Though the rolling hills of southeast Ohio are mostly quiet now, for much of the 20th century they echoed with the sounds of booming mine operations, blasting coal and limestone out of the ground. One such mine operated by the Pittsburgh Plate and Glass Company, or PPG, was located south of the city of Zanesville and crushed limestone. There was ample supply - in 1921, PPG took core samples from around the area and found a shale deposit that would supply the plant for 125 years. To take advantage of the of the byproducts of the plant, PPG announced in 1922 that it would build a $2 million dollar cement plant on the site, including a powerhouse, office building, laboratory, machine shops, and worker homes. The plant would operate two wet kilns, as well as six 80 ft. high silos for storage.

The first unit of the plant was finished in August of 1924, producing 2,500 barrels of cement a day. Sales of “Columbia” brand cement were brisk, and a year later the company began construction on a second unit that would bring capacity up to 5,000 barrels a day. Though the market for cement fluctuated during the Great Depression and the Second World War, demand increased in the postwar years.

In June of 1955, the Columbia Cement division of PPG announced it was expanding the plant to double capacity to up to 11,000 barrels a day. New equipment included an automated 450-foot rotary kiln and grinding system, as well as improvements to the rest of the plant. Limestone was mined from the hills surrounding the plant, creating a huge network of underground tunnels linked by conveyer belts. In 1963, the plant was modernized again, with the installation of a new 450-foot kiln, loading facilities, and an underground raw materials storage building.

At one point the Columbia Portland plant was the largest in the state, and one of the larger employers of the surrounding area. However, in 1973, PPG sold its Columbia Cement subsidiary to Filtrol Corp., as part of an effort to shed non-essential businesses. The plant went through several owners in quick succession, as Filtrol was bought by U.S. Filter in 1978, which itself was bought by Ashland Oil in 1981. Ashland operated the mine and plant for three years before laying off many employees in 1984, and put the plant up for sale.

When Ashland Oil sold the plant in 1984 to the Columbia Portland Cement Co., the new company ran into problems with the union representing the plant workers. Soon after purchasing the plant, Columbia Portland terminated the existing collective bargaining agreement with the union and began negotiating a new one that cut some benefits and changed the grievance process. After talks broke down during the spring of 1985, the union voted to go on strike in May. Mine supervisors found that on their way out workers had sabotaged some of the equipment. Though the strike was called off, a second strike a few weeks later followed, which lasted through 1988.

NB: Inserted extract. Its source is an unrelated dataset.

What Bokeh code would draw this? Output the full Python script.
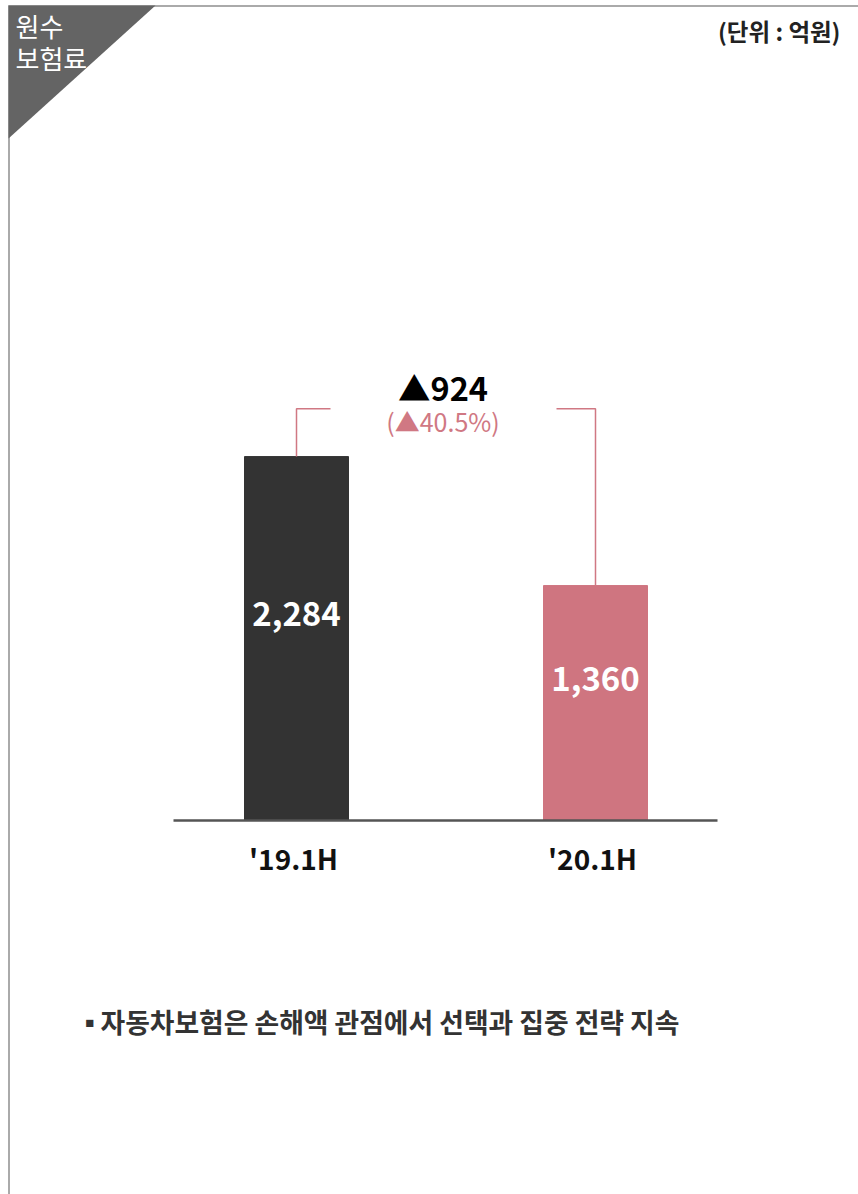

Columbia Portland later became the Midwest Portland Cement Co., which filed for Chapter 7 bankruptcy in 1993 and shut the plant down. Though there are few details about this time, it appears that reopening the plant was not an option, as the EPA stepped in and began a major cleanup of the plant site and surrounding area that concluded in 1998. During or shortly after this time, large parts of the plant were demolished, including the kilns and storage warehouses.

The plant has sat vacant ever since, slowly deteriorating. In recent years emergency services and local military units have used the plant for training and live fire exercises. Soldiers from the Army 477th Military Police practiced building clearing in a 2007 exercise, and the Sheriff department used it for SWAT team deployments. Most recently it was used by a local fire department to train for building rescues.

In 2009, the plant was sold to Schmack BioEnergy, which built an alternative energy facility on the north side of the property. Though there don’t appear to be any immediate plans to tear down the cement plant, much of the area around it has been declared off limits by the Ohio EPA after large sink holes started to develop near homes northeast of the plant. Investigators found that the homes had been built over parts of the plant’s limestone mine that insufficiently reinforced, and starting to cave in. As of April 2014, officials are debating a mandatory evacuation of several nearby homes.